Many of her hunt customers return to request fun and fancy clothes, often for special occasions. A rack in the back of her shop holds myriad hangers, each one bearing a number of curiously-shaped pieces of heavy brown paper: a pattern custom-sized to an individual. Many more of these individual patterns are rolled up, tied with twine, and stored on shelves. So her return customers’ measurements are each documented here, streamlining the process for future orders. Creating these patterns, called drafts, is Ewbank’s favorite task. She says with a gleam in her eye “I like getting my Tsquare out and starting a draft. Take the T-square and make a corner: Point A. Then Point B” – she continues murmuring in the language of her profession – “Divide the waist by 4, add 3 centimeters for ease…” Clearly she is living in a world of her design!

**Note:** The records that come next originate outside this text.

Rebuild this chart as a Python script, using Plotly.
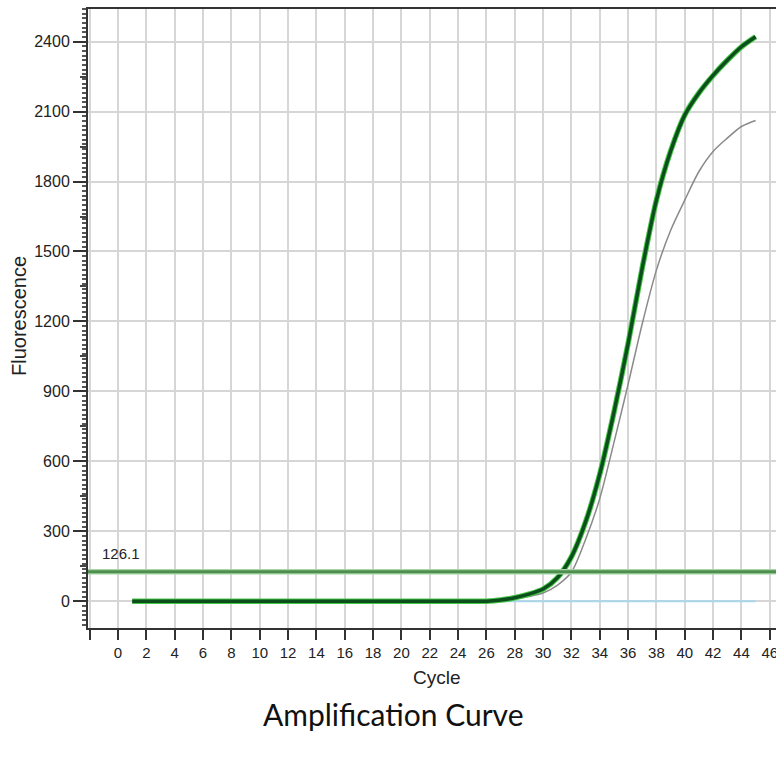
import plotly.graph_objects as go

cycles = list(range(1, 46))
sample_fluor = [0]*25 + [0, 5, 15, 30, 52, 100, 190, 340, 545, 810, 1105, 1430, 1720, 1930, 2085,
                         2180, 2255, 2320, 2378, 2421]
control_fluor = [0]*25 + [0, 3, 10, 20, 35, 68, 125, 265, 440, 680, 930, 1190, 1420, 1590, 1720,
                          1843, 1929, 1986, 2036, 2062]
ntc_fluor = [0]*45
threshold = 126.1
x_ticks = list(range(-2, 47, 2))
x_tick_text = [""] + [str(v) for v in range(0, 47, 2)]
y_ticks = list(range(0, 2401, 300))
y_mid_ticks = list(range(150, 2500, 300))

XR = [-2.12, 46.44]
YR = [-115, 2540]
font_main = "Liberation Sans, Arial, sans-serif"

fig = go.Figure()
fig.add_trace(go.Scatter(x=cycles, y=ntc_fluor, mode="lines",
                         line=dict(color="#a9d6ea", width=2), hoverinfo="skip"))
fig.add_trace(go.Scatter(x=cycles, y=control_fluor, mode="lines",
                         line=dict(color="#8a8a8a", width=1.5, shape="spline", smoothing=0.8)))
fig.add_trace(go.Scatter(x=cycles, y=sample_fluor, mode="lines",
                         line=dict(color="#45c845", width=5.5, shape="spline", smoothing=0.7),
                         hoverinfo="skip"))
fig.add_trace(go.Scatter(x=cycles, y=sample_fluor, mode="lines",
                         line=dict(color="#0c4f1c", width=3.5, shape="spline", smoothing=0.7)))
# threshold line
fig.add_trace(go.Scatter(x=XR, y=[threshold, threshold], mode="lines",
                         line=dict(color="#a6d6a6", width=5.5), hoverinfo="skip"))
fig.add_trace(go.Scatter(x=XR, y=[threshold, threshold], mode="lines",
                         line=dict(color="#4e8e4e", width=3), hoverinfo="skip"))
# medium ticks on an overlay axis
fig.add_trace(go.Scatter(x=[None], y=[None], yaxis="y2", showlegend=False))

fig.add_annotation(x=-1.3, y=threshold, yshift=18, text="126.1", showarrow=False,
                   xanchor="left", font=dict(family=font_main, size=15, color="#222"))
fig.add_annotation(xref="paper", yref="paper", x=(393 - 88) / 688, y=-(714 - 628) / 619,
                   text="Amplification Curve", showarrow=False, xanchor="center", yanchor="middle",
                   font=dict(family="Lato, sans-serif", size=30, color="#111"))
fig.add_annotation(xref="paper", yref="paper", x=(437 - 88) / 688, y=-(677 - 628) / 619,
                   text="Cycle", showarrow=False, xanchor="center", yanchor="middle",
                   font=dict(family=font_main, size=19, color="#222"))
fig.add_annotation(xref="paper", yref="paper", x=-(88 - 19) / 688, y=(628 - 316) / 619,
                   text="Fluorescence", showarrow=False, xanchor="center", yanchor="middle",
                   textangle=-90, font=dict(family=font_main, size=20, color="#222"))

fig.update_layout(
    width=776, height=760,
    margin=dict(l=88, r=0, t=9, b=132),
    paper_bgcolor="white", plot_bgcolor="white",
    showlegend=False,
    font=dict(family=font_main, size=15, color="#222"),
    xaxis=dict(range=XR, tickmode="array", tickvals=x_ticks, ticktext=x_tick_text,
               automargin=False, ticklabeloverflow="allow",
               showgrid=True, gridcolor="#d6d6d6", gridwidth=1.5,
               showline=True, linecolor="#333", linewidth=2, mirror=True,
               ticks="outside", ticklen=10, tickwidth=2, tickcolor="#333",
               tickfont=dict(size=15, color="#222"), zeroline=False),
    yaxis=dict(range=YR, tickmode="array", tickvals=y_ticks,
               automargin=False,
               showgrid=True, gridcolor="#d6d6d6", gridwidth=1.5,
               showline=True, linecolor="#333", linewidth=2,
               ticks="outside", ticklen=13, tickwidth=1.5, tickcolor="#333",
               tickfont=dict(size=16, color="#222"), zeroline=False,
               minor=dict(dtick=20, tick0=0, ticks="outside", ticklen=4, tickwidth=1.5,
                          tickcolor="#555", showgrid=False)),
    yaxis2=dict(range=YR, overlaying="y", anchor="x", side="left", automargin=False,
                tickmode="array", tickvals=y_mid_ticks, showticklabels=False,
                ticks="outside", ticklen=7, tickwidth=1.5, tickcolor="#444",
                showgrid=False, zeroline=False, showline=False),
)

fig.write_html("out.html", config={"displayModeBar": False})

# remove the default page margin so the figure sits at the window's top-left corner
with open("out.html", encoding="utf-8") as f:
    html = f.read()
html = html.replace("<body>", '<body style="margin:0;overflow:hidden">', 1)
with open("out.html", "w", encoding="utf-8") as f:
    f.write(html)
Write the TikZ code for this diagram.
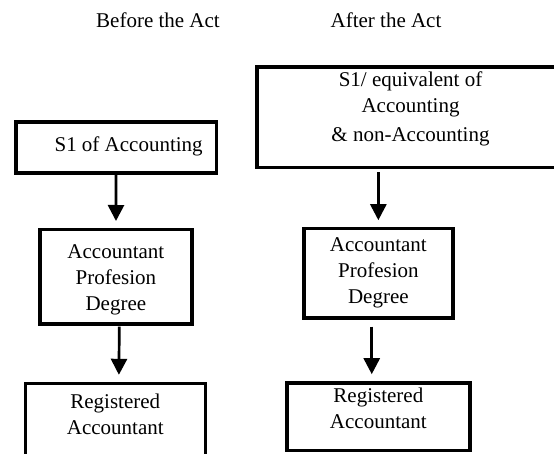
\documentclass[tikz,border=0pt]{standalone}
\usepackage{fontspec}
\setmainfont{Liberation Serif}
\usetikzlibrary{arrows.meta, positioning}

\begin{document}
\begin{tikzpicture}[x=1pt, y=-1pt, font=\fontsize{21}{26}\selectfont,
  box/.style={draw, line width=3.6pt, align=center, inner ysep=0pt, outer sep=0pt, anchor=north},
  arr/.style={line width=2.7pt, -{Triangle[width=16pt, length=16pt]}, shorten >=8.5pt}]
\useasboundingbox (0,0) rectangle (554,454);
\clip (0,0) rectangle (554,454);
\node[anchor=base] (hb) at (158,27.7) {Before the Act};
\node[anchor=base] (ha) at (386,27.7) {After the Act};
\node[box, minimum width=200.3pt, text height=29.7pt, text depth=21.3pt] (b1) at (116.15,122) {\hspace*{25pt}S1 of Accounting};
\node[box, minimum width=152.3pt, text height=80.5pt, text depth=14pt] (b2) at (115.85,229.5) {Accountant\\Profesion\\Degree};
\node[box, minimum width=180pt, text height=51.4pt, text depth=54pt] (b3) at (115.3,383.3) {Registered\\Accountant};
\node[box, minimum width=307pt, text height=75pt, text depth=25.5pt] (a1) at (410.5,67) {S1/ equivalent of\\Accounting\\[3pt]\& non-Accounting};
\node[box, minimum width=149.3pt, text height=75.3pt, text depth=13.7pt] (a2) at (378.35,228.7) {Accountant\\Profesion\\Degree};
\node[box, minimum width=182.7pt, text height=45.3pt, text depth=22.3pt] (a3) at (378.35,382.7) {Registered\\Accountant};
\draw[arr] (b1) -- (b2);
\draw[arr, shorten <=2.7pt] ([xshift=3.5pt]b2.south) -- ([xshift=3.5pt]b3.north);
\draw[arr, shorten <=4.8pt] (a2.north |- a1.south) -- (a2.north);
\draw[arr, shorten <=9pt] ([xshift=-6.6pt]a2.south) -- ([xshift=-6.6pt]a3.north);
\end{tikzpicture}
\end{document}
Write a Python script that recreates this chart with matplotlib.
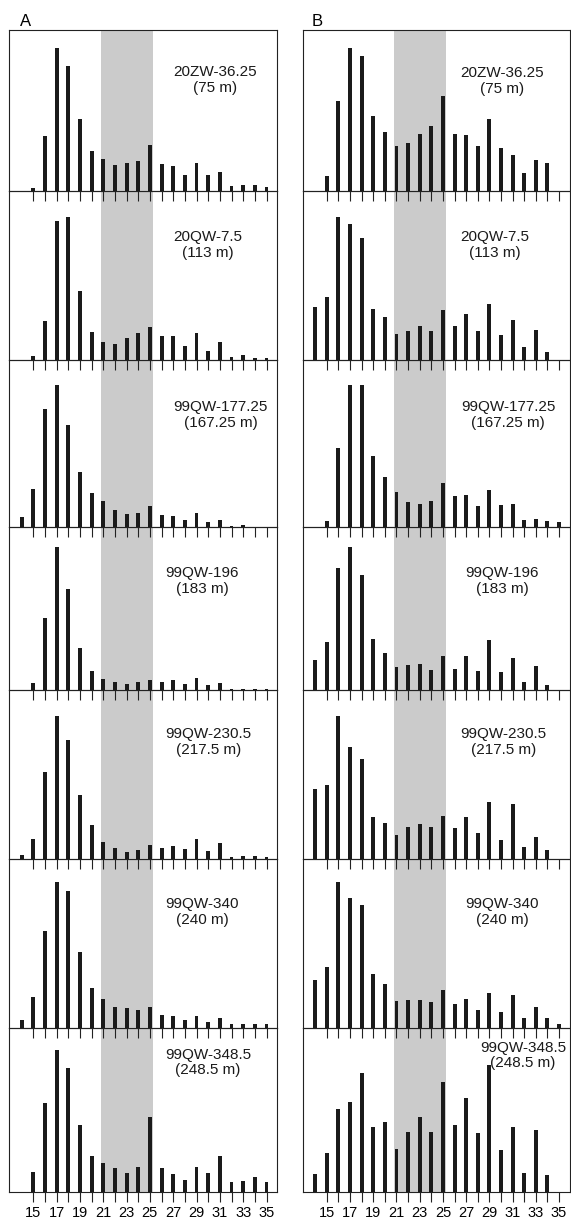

Ewbank holds up an example of her work: a handsome cloak in a dark wool, half cape, half overcoat, called an Inverness cape. She also has made evening cloaks of sumptuous silk velvet, lined with silk. While such a cloak would usually be worn by a woman for a special night, Ewbank is happy to dress a man with equal opulence, making vests of luxurious embroidered silk, with bow-ties to match. Truth be told, Ewbank may make an admission that she prefers making men’s clothes. She says “I love the history of costume, especially for men.
When I needed to make a military mess jacket, I took a 200-year-old draft that was labeled in Old English, and I used that!” She has plenty of passion for making women’s clothes too. She says of the design process for women “I draft some, I drape some…” However she does it, her superbly-dressed customers would agree that her artistry is always evident in the end product.